Re: Daemonizing (or otherwise speeding up) a high-overhead script?
by Anonymous Monk on Aug 24, 2023 at 16:16 UTC

    OP here. Many thanks for all the responses. I was going to give more detail for what's actually going on, but in fact the question that "hippo" asked led me straight to the obvious solution to this.

    As they pointed out, the Catalyst app is already running, and that really is the daemon, and all the workers we need. What's happening now is that we implement our own job queue, and the cron script simply gathers data from the job queue and fires requests into the Catalyst app. Currently, the cron script loads the entire app (because it uses some utility functions that are, um, useful), but it doesn't need to--with a small amount of rewriting, the cron script can get the info it needs, without the zillion database connections, and send everything into the main app.

    When I was thinking we needed a separate daemon, I didn't stop to consider why this script itself needed to be daemonized, and in fact, there's nothing in that script that takes much overhead. I was misunderstanding my own app. Wasn't intentionally an XY question, but it seems to have ended up that way.... Thank you!

      I'm not a huge fan of running periodic tasks through the public-facing app, but it works. One of the problems would be if the public hit the app with so many requests that there weren't available workers to serve the cron jobs. Another problem is the potential for hackers who found your source code to issue bogus cron tasks from the public.

      An easy solution is to run another copy of the Catalyst app (or even a second Catalyst app entirely) for handling cron tasks, and not expose it to the public. This also lets you restart them independently, knowing whether you're disrupting the users or crashing a long-running cron task.

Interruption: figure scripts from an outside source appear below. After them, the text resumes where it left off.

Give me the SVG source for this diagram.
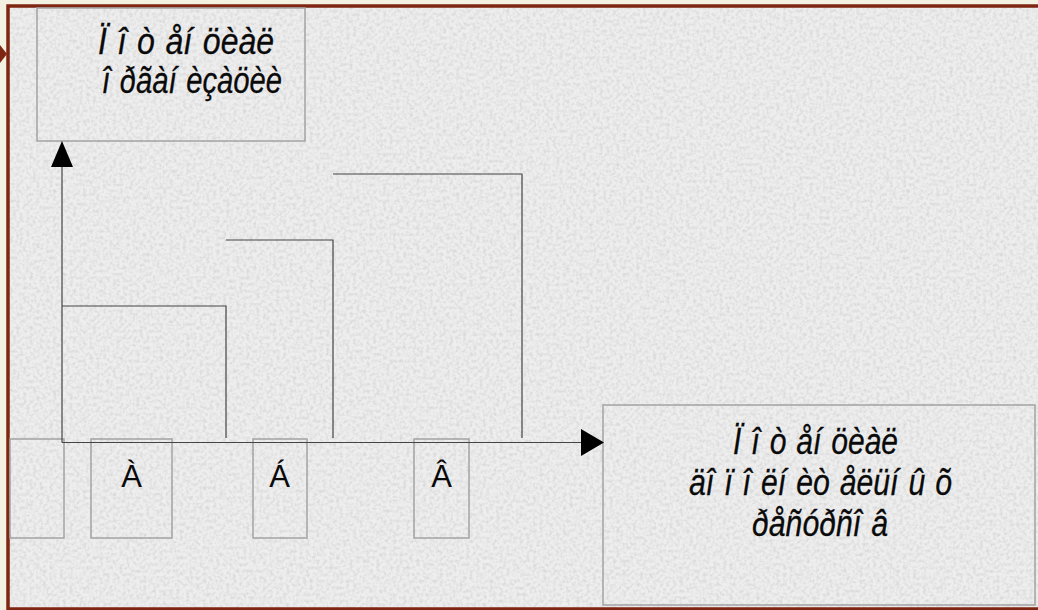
<svg xmlns="http://www.w3.org/2000/svg" width="1038" height="610" viewBox="0 0 1038 610">
  <defs>
    <filter id="marble" x="0" y="0" width="100%" height="100%">
      <feTurbulence type="fractalNoise" baseFrequency="0.3" numOctaves="3" seed="7" result="n"/>
      <feColorMatrix type="matrix" values="0 0 0 0 0.5  0 0 0 0 0.5  0 0 0 0 0.5  0 0 0 -1.8 1.1" in="n"/>
    </filter>
    <style>
      .frame { fill: none; stroke: #7f2612; stroke-width: 3.5; }
      .box { fill: none; stroke: #a3a3a3; stroke-width: 1.5; }
      .line { fill: none; stroke: #444; stroke-width: 1.2; }
      .head { fill: #000; }
      .lbl { font-family: "Liberation Sans", Arial, sans-serif; font-style: italic; font-size: 36px; word-spacing: 2px; fill: #0a0a0a; stroke: #0a0a0a; stroke-width: 0.3; }
      .let { font-family: "Liberation Sans", Arial, sans-serif; font-size: 31px; fill: #0a0a0a; text-anchor: middle; }
    </style>
  </defs>

  <rect x="0" y="0" width="1038" height="610" fill="#f3f1e2"/>
  <rect x="8" y="6" width="1040" height="603" fill="#eeeeee"/>
  <rect x="8" y="6" width="1040" height="603" filter="url(#marble)" opacity="0.5"/>
  <rect class="frame" x="8" y="6" width="1040" height="603"/>
  <polygon points="0,45 7,54 0,63" fill="#7f2612"/>

  <g id="node-potential-org">
    <rect class="box" x="37" y="8" width="268" height="133"/>
    <text class="lbl" x="98" y="54" textLength="176" lengthAdjust="spacingAndGlyphs">Ï î ò åí öèàë</text>
    <text class="lbl" x="102" y="93" textLength="180" lengthAdjust="spacingAndGlyphs">î ðãàí èçàöèè</text>
  </g>

  <g id="node-potential-extra">
    <rect class="box" x="603" y="405" width="432" height="200"/>
    <text class="lbl" x="733" y="454" textLength="165" lengthAdjust="spacingAndGlyphs">Ï î ò åí öèàë</text>
    <text class="lbl" x="689" y="495" textLength="263" lengthAdjust="spacingAndGlyphs">äî ï î ëí èò åëüí û õ</text>
    <text class="lbl" x="752" y="536" textLength="136" lengthAdjust="spacingAndGlyphs">ðåñóðñî â</text>
  </g>

  <g id="node-origin">
    <rect class="box" x="10" y="439" width="54" height="99"/>
  </g>
  <g id="node-A">
    <rect class="box" x="91" y="439" width="81" height="99"/>
    <text class="let" x="131.5" y="487">À</text>
  </g>
  <g id="node-B">
    <rect class="box" x="253" y="439" width="54" height="99"/>
    <text class="let" x="279.5" y="487">Á</text>
  </g>
  <g id="node-C">
    <rect class="box" x="414" y="439" width="55" height="99"/>
    <text class="let" x="441.5" y="487">Â</text>
  </g>

  <g id="connectors">
    <line class="line" x1="62" y1="442.5" x2="62" y2="163"/>
    <polygon class="head" points="51,167 62,141 73,167"/>
    <line class="line" x1="62" y1="442.5" x2="584" y2="442.5"/>
    <polygon class="head" points="581,429 604,442.5 581,456"/>
    <polyline class="line" points="62,306 226,306 226,438"/>
    <polyline class="line" points="226,240 333,240 333,438"/>
    <polyline class="line" points="333,174 522,174 522,438"/>
  </g>
</svg>
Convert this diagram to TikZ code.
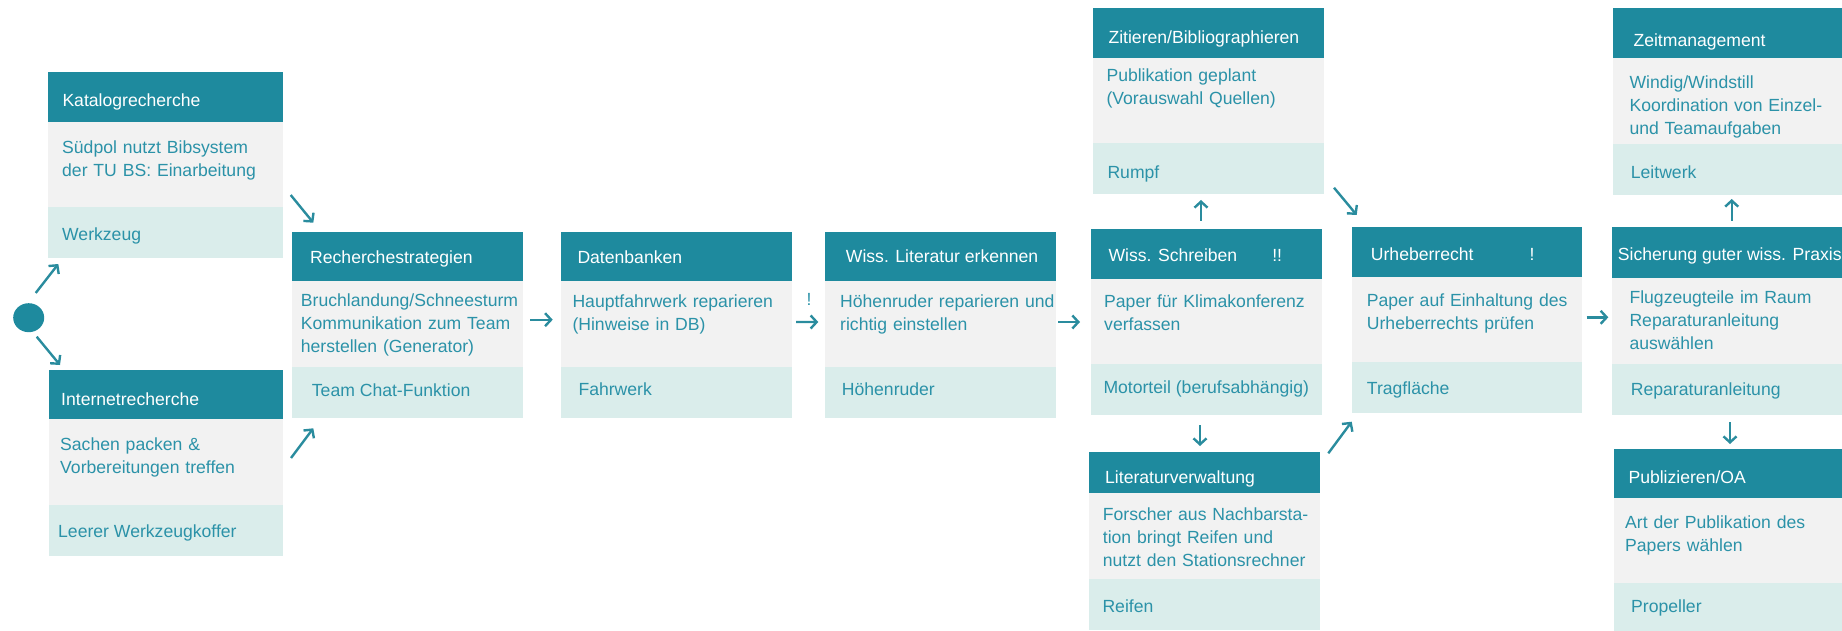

        I appreciate your concerns. But it's not a public-facing app; it's purely internal, and it only responds to requests that are from the internal network, and have some appropriate API key for the relevant task. We monitor this pretty closely. It can, of course, still happen that we get more requests than we expect, but we have a fair amount of cushioning built into the system.
      And in fact, it took about 5 lines of changes, and I cut the startup time on our dev box from 19s to .9s. This is awesome!
Re: Daemonizing (or otherwise speeding up) a high-overhead script?
by gnosti (Chaplain) on Aug 23, 2023 at 20:18 UTC
    How do you communicate with your script now? Is there any reason you couldn't use a socket?